**Prompt:** Extract only the first line of the listing and every line after it up to and including the one with "const yTicks = [0, 20, 40, 60, 80, 100];". Omit the pictures.

Start of Raw data

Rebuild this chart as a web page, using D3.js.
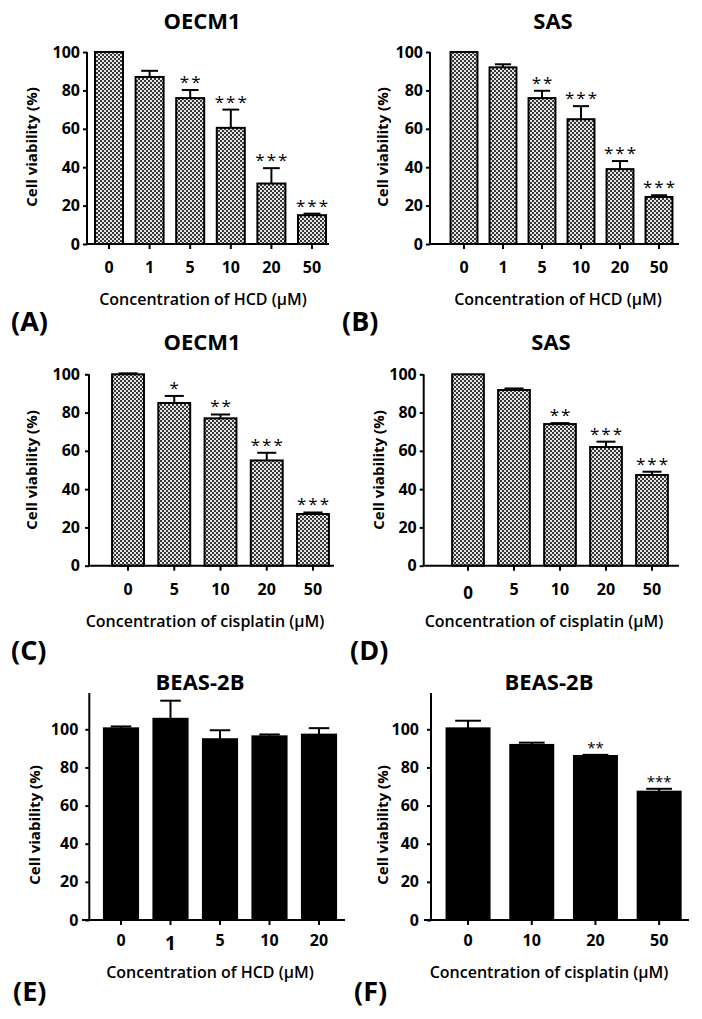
<!DOCTYPE html>
<html>
<head>
<meta charset="utf-8">
<script src="https://cdn.jsdelivr.net/npm/d3@7"></script>
<style>
  body { margin: 0; background: #fff; }
  svg { display: block; }
</style>
</head>
<body>
<div id="figure"></div>
<script>
// doses (µM)
const hcdDoses = ["0", "1", "5", "10", "20", "50"];
const cisDoses = ["0", "5", "10", "20", "50"];
const beasHcdDoses = ["0", "1", "5", "10", "20"];
const beasCisDoses = ["0", "10", "20", "50"];

// (A) OECM1 + HCD
const oecm1HcdMean = [100, 87, 76, 60.5, 31.5, 15];
const oecm1HcdSd = [0, 3.2, 4.2, 9.5, 8, 0.8];
const oecm1HcdStars = ["", "", "**", "***", "***", "***"];

// (B) SAS + HCD
const sasHcdMean = [100, 92, 76, 65, 39, 24.5];
const sasHcdSd = [0, 1.6, 3.8, 6.8, 4.2, 0.9];
const sasHcdStars = ["", "", "**", "***", "***", "***"];

// (C) OECM1 + cisplatin
const oecm1CisMean = [100, 85, 77, 55, 27];
const oecm1CisSd = [0.5, 3.7, 2, 4, 0.8];
const oecm1CisStars = ["", "*", "**", "***", "***"];

// (D) SAS + cisplatin
const sasCisMean = [100, 91.8, 74, 62, 47.4];
const sasCisSd = [0, 0.8, 0.5, 2.8, 1.7];
const sasCisStars = ["", "", "**", "***", "***"];

// (E) BEAS-2B + HCD
const beasHcdMean = [100.5, 105.5, 94.8, 96.3, 97.2];
const beasHcdSd = [1, 9.5, 4.7, 1, 3.4];
const beasHcdStars = ["", "", "", "", ""];

// (F) BEAS-2B + cisplatin
const beasCisMean = [100.5, 91.8, 86, 67.3];
const beasCisSd = [4, 1.2, 0.6, 1.5];
const beasCisStars = ["", "", "**", "***"];

const yTicks = [0, 20, 40, 60, 80, 100];

const FONT = "'Open Sans', Lato, sans-serif";

const panels = [
  { label: "(A)", title: "OECM1", doses: hcdDoses, mean: oecm1HcdMean, sd: oecm1HcdSd, stars: oecm1HcdStars,
    xTitle: "Concentration of HCD (µM)", fill: "url(#checker)", starSize: 17, starSpacing: 2,
    axisX: 87, xRange: [88.7, 332.3], pad: 0.31, xStart: 87, xEnd: 329, y0: 244, y100: 52, yTop: 100,
    titleX: 202, titleY: 29, yTitleX: 32, yTitleY: 147, xTitleX: 203, xTitleY: 305,
    labelX: 11, labelY: 331, tickPad: 3, xTickPad: 13 },
  { label: "(B)", title: "SAS", doses: hcdDoses, mean: sasHcdMean, sd: sasHcdSd, stars: sasHcdStars,
    xTitle: "Concentration of HCD (µM)", fill: "url(#checker)", starSize: 17, starSpacing: 2,
    axisX: 430, xRange: [444.5, 678.5], pad: 0.31, xStart: 430, xEnd: 679, y0: 244, y100: 52, yTop: 100,
    titleX: 553, titleY: 29, yTitleX: 383, yTitleY: 147, xTitleX: 558, xTitleY: 305,
    labelX: 342, labelY: 331, tickPad: 3, xTickPad: 13 },
  { label: "(C)", title: "OECM1", doses: cisDoses, mean: oecm1CisMean, sd: oecm1CisSd, stars: oecm1CisStars,
    xTitle: "Concentration of cisplatin (µM)", fill: "url(#checker)", starSize: 17, starSpacing: 2,
    axisX: 89, xRange: [104.9, 336.1], pad: 0.31, xStart: 89, xEnd: 334, y0: 565.7, y100: 374.3, yTop: 100,
    titleX: 202, titleY: 350, yTitleX: 32, yTitleY: 470, xTitleX: 205, xTitleY: 627,
    labelX: 11, labelY: 660, tickPad: 5, xTickPad: 13 },
  { label: "(D)", title: "SAS", doses: cisDoses, mean: sasCisMean, sd: sasCisSd, stars: sasCisStars,
    xTitle: "Concentration of cisplatin (µM)", fill: "url(#checker)", starSize: 17, starSpacing: 2,
    axisX: 423.7, xRange: [445, 675], pad: 0.31, xStart: 423.7, xEnd: 679, y0: 565.7, y100: 374.3, yTop: 100,
    titleX: 551, titleY: 350, yTitleX: 379, yTitleY: 470, xTitleX: 544, xTitleY: 627,
    labelX: 350, labelY: 660, tickPad: 3, xTickPad: 13, oddTick: "0", oddSize: 17, oddShift: 3 },
  { label: "(E)", title: "BEAS-2B", doses: beasHcdDoses, mean: beasHcdMean, sd: beasHcdSd, stars: beasHcdStars,
    xTitle: "Concentration of HCD (µM)", fill: "#000", starSize: 17, starSpacing: 2,
    axisX: 89.3, xRange: [96.25, 343.75], pad: 0.31, xStart: 82, xEnd: 345, y0: 920, y100: 729.3, yTop: 119,
    titleX: 200, titleY: 690, yTitleX: 35, yTitleY: 825, xTitleX: 210, xTitleY: 978,
    labelX: 13, labelY: 1001, tickPad: 7, xTickPad: 10, oddTick: "1", oddSize: 19, oddShift: 2 },
  { label: "(F)", title: "BEAS-2B", doses: beasCisDoses, mean: beasCisMean, sd: beasCisSd, stars: beasCisStars,
    xTitle: "Concentration of cisplatin (µM)", fill: "#000", starSize: 15, starSpacing: 0,
    axisX: 431, xRange: [436.2, 691], pad: 0.325, xStart: 424, xEnd: 689, y0: 920, y100: 729.3, yTop: 119,
    titleX: 549, titleY: 690, yTitleX: 383, yTitleY: 825, xTitleX: 549, xTitleY: 978,
    labelX: 354, labelY: 1001, tickPad: 8, xTickPad: 10 }
];

const svg = d3.select("#figure")
  .append("svg")
    .attr("width", 702)
    .attr("height", 1019)
    .style("font-family", FONT);

// checkered fill used by the patterned bars
const pat = svg.append("defs")
  .append("pattern")
    .attr("id", "checker")
    .attr("width", 4)
    .attr("height", 4)
    .attr("patternUnits", "userSpaceOnUse");
pat.append("rect").attr("width", 4).attr("height", 4).attr("fill", "#e4e4e4");
pat.append("rect").attr("width", 2).attr("height", 2).attr("fill", "#383838");
pat.append("rect").attr("x", 2).attr("y", 2).attr("width", 2).attr("height", 2).attr("fill", "#383838");

function drawPanel(p) {
  const g = svg.append("g");

  const x = d3.scaleBand()
              .domain(p.doses)
              .range(p.xRange)
              .paddingInner(p.pad)
              .paddingOuter(p.pad / 2);

  const y = d3.scaleLinear()
              .domain([0, 100])
              .range([p.y0, p.y100]);

  const rows = p.doses.map((d, i) => ({ dose: d, mean: p.mean[i], sd: p.sd[i], star: p.stars[i] }));

  // bars
  g.selectAll(".bar")
    .data(rows)
    .enter()
    .append("rect")
      .classed("bar", true)
      .attr("x", d => x(d.dose))
      .attr("y", d => y(d.mean))
      .attr("width", x.bandwidth())
      .attr("height", d => p.y0 - y(d.mean))
      .attr("fill", p.fill)
      .attr("stroke", "#000")
      .attr("stroke-width", 2);

  // error bars (upper only)
  const capW = x.bandwidth() * 0.6;
  const err = g.selectAll(".err")
    .data(rows.filter(d => d.sd > 0))
    .enter()
    .append("g")
      .classed("err", true);
  err.append("line")
      .attr("x1", d => x(d.dose) + x.bandwidth() / 2)
      .attr("x2", d => x(d.dose) + x.bandwidth() / 2)
      .attr("y1", d => y(d.mean))
      .attr("y2", d => y(d.mean + d.sd))
      .attr("stroke", "#000")
      .attr("stroke-width", 2);
  err.append("line")
      .attr("x1", d => x(d.dose) + x.bandwidth() / 2 - capW / 2)
      .attr("x2", d => x(d.dose) + x.bandwidth() / 2 + capW / 2)
      .attr("y1", d => y(d.mean + d.sd))
      .attr("y2", d => y(d.mean + d.sd))
      .attr("stroke", "#000")
      .attr("stroke-width", 2);

  // significance stars
  g.selectAll(".star")
    .data(rows.filter(d => d.star))
    .enter()
    .append("text")
      .classed("star", true)
      .attr("x", d => x(d.dose) + x.bandwidth() / 2 + p.starSpacing / 2)
      .attr("y", d => y(d.mean + d.sd) - 2)
      .attr("text-anchor", "middle")
      .attr("font-size", p.starSize)
      .attr("letter-spacing", p.starSpacing)
      .attr("fill", "#000")
      .text(d => d.star);

  // y axis
  const ya = g.append("g")
    .attr("transform", `translate(${p.axisX},0)`)
    .call(d3.axisLeft(y).tickValues(yTicks).tickSize(4).tickSizeOuter(0).tickPadding(p.tickPad));
  ya.select(".domain").remove();
  ya.attr("font-size", 16).attr("font-family", FONT).attr("font-weight", "bold");
  ya.selectAll(".tick line").attr("stroke-width", 2);
  g.append("line")
    .attr("x1", p.axisX).attr("x2", p.axisX)
    .attr("y1", y(p.yTop)).attr("y2", p.y0)
    .attr("stroke", "#000").attr("stroke-width", 2);

  // x axis
  const xa = g.append("g")
    .attr("transform", `translate(0,${p.y0})`)
    .call(d3.axisBottom(x).tickSize(5).tickSizeOuter(0).tickPadding(p.xTickPad));
  xa.select(".domain").remove();
  xa.attr("font-size", 16).attr("font-family", FONT).attr("font-weight", "bold");
  xa.selectAll(".tick line").attr("stroke-width", 2);
  // one label in (D) and (E) was set in a different font size in the original
  if (p.oddTick) {
    xa.selectAll(".tick text")
      .filter(d => d === p.oddTick)
      .attr("font-size", p.oddSize)
      .attr("y", 5 + p.xTickPad + p.oddShift);
  }
  g.append("line")
    .attr("x1", p.xStart).attr("x2", p.xEnd)
    .attr("y1", p.y0).attr("y2", p.y0)
    .attr("stroke", "#000").attr("stroke-width", 2);

  // titles
  g.append("text")
    .attr("x", p.titleX).attr("y", p.titleY)
    .attr("text-anchor", "middle")
    .attr("font-size", 22).attr("font-weight", "bold")
    .text(p.title);

  g.append("text")
    .attr("transform", `translate(${p.yTitleX},${p.yTitleY}) rotate(-90)`)
    .attr("text-anchor", "middle")
    .attr("dy", "0.35em")
    .attr("font-size", 15).attr("font-weight", "bold")
    .text("Cell viability (%)");

  g.append("text")
    .attr("x", p.xTitleX).attr("y", p.xTitleY)
    .attr("text-anchor", "middle")
    .attr("font-size", 16).attr("font-weight", 600)
    .text(p.xTitle);

  g.append("text")
    .attr("x", p.labelX).attr("y", p.labelY)
    .attr("font-size", 27).attr("font-weight", "bold")
    .text(p.label);
}

panels.forEach(drawPanel);
</script>
</body>
</html>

End of Raw data

**Written answer:**
Rebuild this chart as a web page, using D3.js.
<!DOCTYPE html>
<html>
<head>
<meta charset="utf-8">
<script src="https://cdn.jsdelivr.net/npm/d3@7"></script>
<style>
  body { margin: 0; background: #fff; }
  svg { display: block; }
</style>
</head>
<body>
<div id="figure"></div>
<script>
// doses (µM)
const hcdDoses = ["0", "1", "5", "10", "20", "50"];
const cisDoses = ["0", "5", "10", "20", "50"];
const beasHcdDoses = ["0", "1", "5", "10", "20"];
const beasCisDoses = ["0", "10", "20", "50"];

// (A) OECM1 + HCD
const oecm1HcdMean = [100, 87, 76, 60.5, 31.5, 15];
const oecm1HcdSd = [0, 3.2, 4.2, 9.5, 8, 0.8];
const oecm1HcdStars = ["", "", "**", "***", "***", "***"];

// (B) SAS + HCD
const sasHcdMean = [100, 92, 76, 65, 39, 24.5];
const sasHcdSd = [0, 1.6, 3.8, 6.8, 4.2, 0.9];
const sasHcdStars = ["", "", "**", "***", "***", "***"];

// (C) OECM1 + cisplatin
const oecm1CisMean = [100, 85, 77, 55, 27];
const oecm1CisSd = [0.5, 3.7, 2, 4, 0.8];
const oecm1CisStars = ["", "*", "**", "***", "***"];

// (D) SAS + cisplatin
const sasCisMean = [100, 91.8, 74, 62, 47.4];
const sasCisSd = [0, 0.8, 0.5, 2.8, 1.7];
const sasCisStars = ["", "", "**", "***", "***"];

// (E) BEAS-2B + HCD
const beasHcdMean = [100.5, 105.5, 94.8, 96.3, 97.2];
const beasHcdSd = [1, 9.5, 4.7, 1, 3.4];
const beasHcdStars = ["", "", "", "", ""];

// (F) BEAS-2B + cisplatin
const beasCisMean = [100.5, 91.8, 86, 67.3];
const beasCisSd = [4, 1.2, 0.6, 1.5];
const beasCisStars = ["", "", "**", "***"];

const yTicks = [0, 20, 40, 60, 80, 100];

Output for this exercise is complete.